What the task requires:
Identify the lines that contain the string "LaTeX", then copy each of them.

The records:
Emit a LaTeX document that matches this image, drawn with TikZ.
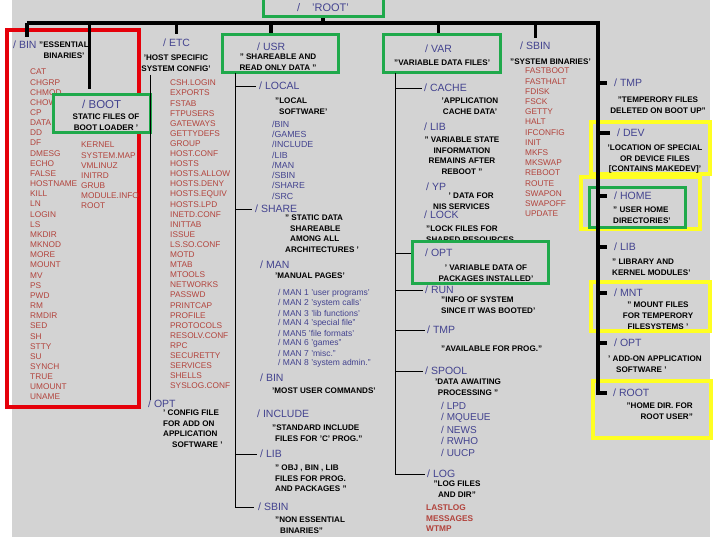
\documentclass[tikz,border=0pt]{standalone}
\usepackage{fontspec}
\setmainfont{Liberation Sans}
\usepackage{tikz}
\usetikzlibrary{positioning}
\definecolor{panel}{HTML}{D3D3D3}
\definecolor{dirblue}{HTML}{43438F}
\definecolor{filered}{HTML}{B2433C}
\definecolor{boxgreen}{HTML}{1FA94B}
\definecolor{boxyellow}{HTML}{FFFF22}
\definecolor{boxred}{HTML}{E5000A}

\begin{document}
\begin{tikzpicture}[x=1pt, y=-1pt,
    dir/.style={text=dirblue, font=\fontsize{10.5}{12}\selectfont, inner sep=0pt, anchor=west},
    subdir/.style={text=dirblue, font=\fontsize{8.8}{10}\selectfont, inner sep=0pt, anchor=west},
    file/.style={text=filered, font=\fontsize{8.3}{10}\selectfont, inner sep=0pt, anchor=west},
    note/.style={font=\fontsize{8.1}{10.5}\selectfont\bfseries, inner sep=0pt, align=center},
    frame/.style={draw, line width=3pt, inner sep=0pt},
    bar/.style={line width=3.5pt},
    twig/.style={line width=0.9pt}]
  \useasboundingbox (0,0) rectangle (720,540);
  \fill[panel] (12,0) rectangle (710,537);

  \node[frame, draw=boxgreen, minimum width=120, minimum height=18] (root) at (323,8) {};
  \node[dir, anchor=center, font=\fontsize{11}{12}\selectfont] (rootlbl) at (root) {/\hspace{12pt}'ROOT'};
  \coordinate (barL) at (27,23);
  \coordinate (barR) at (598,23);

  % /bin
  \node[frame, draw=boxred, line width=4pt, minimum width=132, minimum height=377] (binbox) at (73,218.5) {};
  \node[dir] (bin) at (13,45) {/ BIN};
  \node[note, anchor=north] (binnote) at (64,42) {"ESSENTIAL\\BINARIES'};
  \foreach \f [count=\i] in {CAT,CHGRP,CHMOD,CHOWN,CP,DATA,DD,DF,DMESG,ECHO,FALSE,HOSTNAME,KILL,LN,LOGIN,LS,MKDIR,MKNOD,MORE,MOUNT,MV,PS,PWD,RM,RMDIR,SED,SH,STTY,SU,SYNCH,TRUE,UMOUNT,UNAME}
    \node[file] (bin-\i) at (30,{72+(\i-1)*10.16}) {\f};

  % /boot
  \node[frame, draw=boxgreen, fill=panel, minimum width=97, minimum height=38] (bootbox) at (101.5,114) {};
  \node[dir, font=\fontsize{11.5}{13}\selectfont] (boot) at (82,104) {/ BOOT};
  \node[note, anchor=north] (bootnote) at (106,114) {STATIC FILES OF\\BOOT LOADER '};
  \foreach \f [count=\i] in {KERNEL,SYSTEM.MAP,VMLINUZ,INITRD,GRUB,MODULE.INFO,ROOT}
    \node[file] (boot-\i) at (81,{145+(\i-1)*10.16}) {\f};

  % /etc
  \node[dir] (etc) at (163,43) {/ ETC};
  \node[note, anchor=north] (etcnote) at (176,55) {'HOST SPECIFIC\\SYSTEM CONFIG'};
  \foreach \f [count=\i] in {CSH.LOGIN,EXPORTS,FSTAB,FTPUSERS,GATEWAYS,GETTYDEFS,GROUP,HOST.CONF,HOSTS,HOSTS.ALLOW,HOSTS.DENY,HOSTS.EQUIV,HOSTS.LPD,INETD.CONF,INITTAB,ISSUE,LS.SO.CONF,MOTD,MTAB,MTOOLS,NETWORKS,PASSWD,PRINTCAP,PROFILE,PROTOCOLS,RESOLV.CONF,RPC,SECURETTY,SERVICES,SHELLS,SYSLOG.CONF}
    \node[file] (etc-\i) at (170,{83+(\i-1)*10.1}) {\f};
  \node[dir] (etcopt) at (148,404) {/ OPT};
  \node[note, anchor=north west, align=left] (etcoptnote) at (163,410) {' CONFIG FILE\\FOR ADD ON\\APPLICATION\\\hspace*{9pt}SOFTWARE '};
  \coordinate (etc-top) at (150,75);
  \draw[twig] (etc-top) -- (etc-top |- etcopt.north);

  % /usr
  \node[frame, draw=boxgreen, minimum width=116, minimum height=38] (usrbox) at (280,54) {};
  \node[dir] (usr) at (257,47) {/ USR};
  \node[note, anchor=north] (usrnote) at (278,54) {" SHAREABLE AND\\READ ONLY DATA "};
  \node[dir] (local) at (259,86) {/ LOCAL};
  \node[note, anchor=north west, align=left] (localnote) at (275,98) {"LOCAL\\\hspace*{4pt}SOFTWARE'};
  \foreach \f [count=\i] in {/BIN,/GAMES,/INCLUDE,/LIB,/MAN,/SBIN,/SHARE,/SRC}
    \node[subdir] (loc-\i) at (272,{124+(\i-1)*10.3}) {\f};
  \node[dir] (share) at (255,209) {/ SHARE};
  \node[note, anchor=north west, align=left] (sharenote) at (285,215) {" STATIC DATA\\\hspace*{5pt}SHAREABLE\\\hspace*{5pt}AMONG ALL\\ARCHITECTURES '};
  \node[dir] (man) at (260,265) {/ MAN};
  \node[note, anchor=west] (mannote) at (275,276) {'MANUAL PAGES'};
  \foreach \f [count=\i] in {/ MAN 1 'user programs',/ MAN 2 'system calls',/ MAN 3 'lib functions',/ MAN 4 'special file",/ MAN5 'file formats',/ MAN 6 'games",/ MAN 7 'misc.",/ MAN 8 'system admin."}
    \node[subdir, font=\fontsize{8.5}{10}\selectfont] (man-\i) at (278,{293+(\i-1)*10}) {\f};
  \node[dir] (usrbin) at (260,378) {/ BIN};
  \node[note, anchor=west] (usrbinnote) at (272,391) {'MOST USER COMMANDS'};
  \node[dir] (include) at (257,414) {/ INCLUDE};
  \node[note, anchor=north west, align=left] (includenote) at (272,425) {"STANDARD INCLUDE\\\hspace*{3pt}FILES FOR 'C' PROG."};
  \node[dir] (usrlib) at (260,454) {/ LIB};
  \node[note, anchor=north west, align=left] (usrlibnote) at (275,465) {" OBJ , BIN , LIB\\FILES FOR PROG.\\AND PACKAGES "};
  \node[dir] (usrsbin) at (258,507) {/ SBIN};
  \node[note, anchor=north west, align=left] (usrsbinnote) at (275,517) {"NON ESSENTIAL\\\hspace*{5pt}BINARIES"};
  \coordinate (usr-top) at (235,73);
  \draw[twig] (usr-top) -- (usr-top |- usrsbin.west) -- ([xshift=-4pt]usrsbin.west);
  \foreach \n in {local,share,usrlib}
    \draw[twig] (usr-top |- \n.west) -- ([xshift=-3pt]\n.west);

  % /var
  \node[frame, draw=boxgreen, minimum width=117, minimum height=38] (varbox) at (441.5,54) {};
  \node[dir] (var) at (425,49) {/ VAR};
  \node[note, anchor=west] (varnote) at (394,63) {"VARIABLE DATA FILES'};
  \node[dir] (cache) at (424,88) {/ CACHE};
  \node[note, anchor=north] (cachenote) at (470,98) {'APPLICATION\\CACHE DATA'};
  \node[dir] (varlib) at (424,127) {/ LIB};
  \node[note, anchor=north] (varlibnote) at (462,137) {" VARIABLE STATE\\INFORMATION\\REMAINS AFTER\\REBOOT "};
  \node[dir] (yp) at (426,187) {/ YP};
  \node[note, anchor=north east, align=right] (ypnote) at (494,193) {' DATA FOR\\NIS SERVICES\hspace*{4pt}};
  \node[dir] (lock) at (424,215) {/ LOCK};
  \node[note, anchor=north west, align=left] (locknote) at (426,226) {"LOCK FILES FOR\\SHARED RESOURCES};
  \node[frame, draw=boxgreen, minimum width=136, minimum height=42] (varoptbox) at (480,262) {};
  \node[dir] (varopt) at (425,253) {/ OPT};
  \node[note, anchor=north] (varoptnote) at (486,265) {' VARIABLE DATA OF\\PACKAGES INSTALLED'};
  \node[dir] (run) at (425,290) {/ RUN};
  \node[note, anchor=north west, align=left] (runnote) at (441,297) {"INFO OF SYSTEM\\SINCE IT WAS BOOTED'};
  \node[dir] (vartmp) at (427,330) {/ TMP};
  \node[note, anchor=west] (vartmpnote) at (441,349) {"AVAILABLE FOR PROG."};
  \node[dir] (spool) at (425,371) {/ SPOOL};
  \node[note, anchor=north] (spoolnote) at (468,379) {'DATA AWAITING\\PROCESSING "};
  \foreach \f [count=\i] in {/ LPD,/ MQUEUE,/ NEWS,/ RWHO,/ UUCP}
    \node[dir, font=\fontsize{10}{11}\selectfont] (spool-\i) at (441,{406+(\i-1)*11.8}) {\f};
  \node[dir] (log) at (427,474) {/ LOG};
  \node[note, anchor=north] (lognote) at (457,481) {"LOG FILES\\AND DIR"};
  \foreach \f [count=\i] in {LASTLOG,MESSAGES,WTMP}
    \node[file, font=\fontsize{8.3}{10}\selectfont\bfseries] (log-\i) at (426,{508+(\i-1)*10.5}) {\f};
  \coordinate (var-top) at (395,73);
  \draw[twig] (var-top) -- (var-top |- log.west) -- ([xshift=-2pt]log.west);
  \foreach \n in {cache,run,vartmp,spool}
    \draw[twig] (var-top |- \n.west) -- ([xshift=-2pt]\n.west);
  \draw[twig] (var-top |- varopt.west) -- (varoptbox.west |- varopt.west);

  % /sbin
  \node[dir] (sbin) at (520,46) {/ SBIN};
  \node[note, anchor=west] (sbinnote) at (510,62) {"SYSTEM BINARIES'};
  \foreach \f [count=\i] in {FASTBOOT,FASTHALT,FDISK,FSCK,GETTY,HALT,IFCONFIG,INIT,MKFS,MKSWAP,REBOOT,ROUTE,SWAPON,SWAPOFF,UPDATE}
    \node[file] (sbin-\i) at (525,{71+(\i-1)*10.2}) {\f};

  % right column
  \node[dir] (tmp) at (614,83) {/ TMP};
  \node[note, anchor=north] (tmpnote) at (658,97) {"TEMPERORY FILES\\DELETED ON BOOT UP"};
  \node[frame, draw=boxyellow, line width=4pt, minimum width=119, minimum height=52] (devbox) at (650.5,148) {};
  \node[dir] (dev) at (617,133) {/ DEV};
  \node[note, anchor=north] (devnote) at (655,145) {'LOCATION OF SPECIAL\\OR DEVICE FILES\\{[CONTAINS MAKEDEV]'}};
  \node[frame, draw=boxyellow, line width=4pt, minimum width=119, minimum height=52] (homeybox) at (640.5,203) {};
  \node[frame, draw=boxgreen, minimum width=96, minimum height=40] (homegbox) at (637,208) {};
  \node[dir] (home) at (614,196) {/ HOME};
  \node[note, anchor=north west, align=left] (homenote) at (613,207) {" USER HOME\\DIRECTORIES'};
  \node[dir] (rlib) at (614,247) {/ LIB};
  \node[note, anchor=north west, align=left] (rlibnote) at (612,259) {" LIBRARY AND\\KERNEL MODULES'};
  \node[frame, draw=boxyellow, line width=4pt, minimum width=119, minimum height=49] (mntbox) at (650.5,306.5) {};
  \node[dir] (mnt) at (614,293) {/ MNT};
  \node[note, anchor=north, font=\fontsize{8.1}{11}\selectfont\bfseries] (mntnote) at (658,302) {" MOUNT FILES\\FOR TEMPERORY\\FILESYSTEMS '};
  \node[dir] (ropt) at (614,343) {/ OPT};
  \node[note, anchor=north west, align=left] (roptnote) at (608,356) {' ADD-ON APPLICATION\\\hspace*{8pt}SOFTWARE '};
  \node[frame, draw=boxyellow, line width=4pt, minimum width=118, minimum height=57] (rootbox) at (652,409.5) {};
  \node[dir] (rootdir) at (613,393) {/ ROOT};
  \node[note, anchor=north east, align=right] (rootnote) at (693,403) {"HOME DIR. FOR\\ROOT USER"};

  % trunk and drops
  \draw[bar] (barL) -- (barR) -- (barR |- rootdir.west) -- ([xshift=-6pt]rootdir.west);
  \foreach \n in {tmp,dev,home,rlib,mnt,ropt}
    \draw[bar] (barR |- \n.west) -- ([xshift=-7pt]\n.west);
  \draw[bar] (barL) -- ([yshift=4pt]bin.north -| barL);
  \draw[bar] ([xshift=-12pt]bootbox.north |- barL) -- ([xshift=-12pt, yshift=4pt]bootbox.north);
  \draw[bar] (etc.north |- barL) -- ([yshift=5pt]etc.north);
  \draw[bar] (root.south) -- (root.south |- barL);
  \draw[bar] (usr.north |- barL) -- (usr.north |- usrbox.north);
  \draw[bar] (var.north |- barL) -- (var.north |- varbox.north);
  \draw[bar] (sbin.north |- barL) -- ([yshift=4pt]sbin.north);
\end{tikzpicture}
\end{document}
==
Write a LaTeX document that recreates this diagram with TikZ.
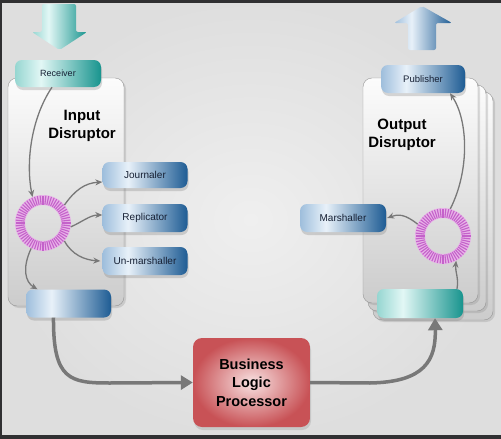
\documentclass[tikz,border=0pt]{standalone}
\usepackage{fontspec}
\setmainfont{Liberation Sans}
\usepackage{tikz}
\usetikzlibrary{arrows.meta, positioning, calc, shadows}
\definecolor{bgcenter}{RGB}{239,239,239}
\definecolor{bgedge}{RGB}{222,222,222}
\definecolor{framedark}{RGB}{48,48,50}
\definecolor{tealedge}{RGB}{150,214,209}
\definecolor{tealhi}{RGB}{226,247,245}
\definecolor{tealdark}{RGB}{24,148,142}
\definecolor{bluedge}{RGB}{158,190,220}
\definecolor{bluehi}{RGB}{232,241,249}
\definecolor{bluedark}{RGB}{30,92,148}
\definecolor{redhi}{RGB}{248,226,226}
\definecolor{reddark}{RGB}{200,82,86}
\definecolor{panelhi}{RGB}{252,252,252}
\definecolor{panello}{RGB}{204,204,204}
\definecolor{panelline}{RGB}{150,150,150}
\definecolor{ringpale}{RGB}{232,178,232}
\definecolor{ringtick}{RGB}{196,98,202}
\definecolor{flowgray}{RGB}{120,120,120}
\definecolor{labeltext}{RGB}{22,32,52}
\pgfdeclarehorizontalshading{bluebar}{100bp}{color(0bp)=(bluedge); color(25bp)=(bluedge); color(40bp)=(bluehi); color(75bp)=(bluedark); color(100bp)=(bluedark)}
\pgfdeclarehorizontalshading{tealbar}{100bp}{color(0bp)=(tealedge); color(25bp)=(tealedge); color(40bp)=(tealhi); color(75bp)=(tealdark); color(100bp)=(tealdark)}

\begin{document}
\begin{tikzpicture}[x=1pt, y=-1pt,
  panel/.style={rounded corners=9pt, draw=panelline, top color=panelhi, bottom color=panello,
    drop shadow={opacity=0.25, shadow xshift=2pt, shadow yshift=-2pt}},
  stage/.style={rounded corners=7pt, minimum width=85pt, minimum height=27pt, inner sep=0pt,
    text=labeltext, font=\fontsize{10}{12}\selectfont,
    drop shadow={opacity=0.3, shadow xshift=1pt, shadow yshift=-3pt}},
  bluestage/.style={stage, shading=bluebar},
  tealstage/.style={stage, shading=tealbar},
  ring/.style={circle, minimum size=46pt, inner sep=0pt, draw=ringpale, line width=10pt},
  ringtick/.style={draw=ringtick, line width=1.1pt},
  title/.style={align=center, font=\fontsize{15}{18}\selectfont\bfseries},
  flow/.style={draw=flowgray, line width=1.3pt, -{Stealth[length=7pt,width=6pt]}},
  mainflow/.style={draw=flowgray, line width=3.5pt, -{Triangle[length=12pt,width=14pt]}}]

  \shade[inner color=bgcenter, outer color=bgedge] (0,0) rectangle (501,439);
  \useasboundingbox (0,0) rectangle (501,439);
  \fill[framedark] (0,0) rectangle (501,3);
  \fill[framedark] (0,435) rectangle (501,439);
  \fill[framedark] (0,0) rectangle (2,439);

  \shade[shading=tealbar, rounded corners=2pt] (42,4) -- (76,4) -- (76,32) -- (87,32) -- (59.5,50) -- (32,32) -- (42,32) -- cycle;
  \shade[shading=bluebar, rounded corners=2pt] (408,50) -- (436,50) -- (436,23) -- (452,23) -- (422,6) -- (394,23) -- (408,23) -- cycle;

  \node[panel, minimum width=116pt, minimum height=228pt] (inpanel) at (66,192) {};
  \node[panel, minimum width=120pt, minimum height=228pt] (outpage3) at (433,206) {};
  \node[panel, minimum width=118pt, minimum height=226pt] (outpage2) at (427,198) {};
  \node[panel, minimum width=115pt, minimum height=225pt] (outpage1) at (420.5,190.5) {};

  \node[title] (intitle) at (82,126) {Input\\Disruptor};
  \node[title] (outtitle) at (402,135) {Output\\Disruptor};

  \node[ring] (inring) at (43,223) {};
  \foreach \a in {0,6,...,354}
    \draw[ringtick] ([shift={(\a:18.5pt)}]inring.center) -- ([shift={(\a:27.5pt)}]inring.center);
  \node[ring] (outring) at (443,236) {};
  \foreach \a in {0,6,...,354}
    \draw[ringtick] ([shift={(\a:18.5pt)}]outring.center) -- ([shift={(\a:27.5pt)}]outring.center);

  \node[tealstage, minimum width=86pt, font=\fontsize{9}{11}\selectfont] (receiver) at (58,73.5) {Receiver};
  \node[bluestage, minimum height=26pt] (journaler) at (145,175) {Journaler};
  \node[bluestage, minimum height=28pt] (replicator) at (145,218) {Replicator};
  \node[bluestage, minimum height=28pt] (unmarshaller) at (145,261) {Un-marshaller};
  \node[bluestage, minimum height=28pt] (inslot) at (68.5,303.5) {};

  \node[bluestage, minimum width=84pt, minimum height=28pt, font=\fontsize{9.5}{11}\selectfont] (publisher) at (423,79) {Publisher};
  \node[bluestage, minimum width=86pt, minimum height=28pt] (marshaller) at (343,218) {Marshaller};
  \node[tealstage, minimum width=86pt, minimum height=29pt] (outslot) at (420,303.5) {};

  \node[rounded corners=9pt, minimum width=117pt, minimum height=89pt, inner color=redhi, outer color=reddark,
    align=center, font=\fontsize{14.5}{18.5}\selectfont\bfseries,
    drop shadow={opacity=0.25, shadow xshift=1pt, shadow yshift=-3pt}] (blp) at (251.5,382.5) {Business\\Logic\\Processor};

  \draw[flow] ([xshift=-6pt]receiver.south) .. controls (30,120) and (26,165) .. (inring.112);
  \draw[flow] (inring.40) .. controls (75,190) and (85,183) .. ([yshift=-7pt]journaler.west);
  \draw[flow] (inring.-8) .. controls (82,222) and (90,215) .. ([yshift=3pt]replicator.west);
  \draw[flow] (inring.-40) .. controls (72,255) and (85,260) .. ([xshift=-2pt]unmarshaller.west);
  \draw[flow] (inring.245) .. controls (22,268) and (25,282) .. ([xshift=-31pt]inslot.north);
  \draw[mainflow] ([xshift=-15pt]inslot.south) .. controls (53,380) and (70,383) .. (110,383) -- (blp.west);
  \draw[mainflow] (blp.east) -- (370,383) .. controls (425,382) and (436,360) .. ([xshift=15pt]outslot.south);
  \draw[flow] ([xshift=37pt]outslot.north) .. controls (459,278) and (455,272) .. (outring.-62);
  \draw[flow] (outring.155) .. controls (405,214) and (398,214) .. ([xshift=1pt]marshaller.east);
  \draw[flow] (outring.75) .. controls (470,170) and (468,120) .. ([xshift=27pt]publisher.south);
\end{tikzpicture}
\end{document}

Solution to the exercise:
Emit a LaTeX document that matches this image, drawn with TikZ.
Write a LaTeX document that recreates this diagram with TikZ.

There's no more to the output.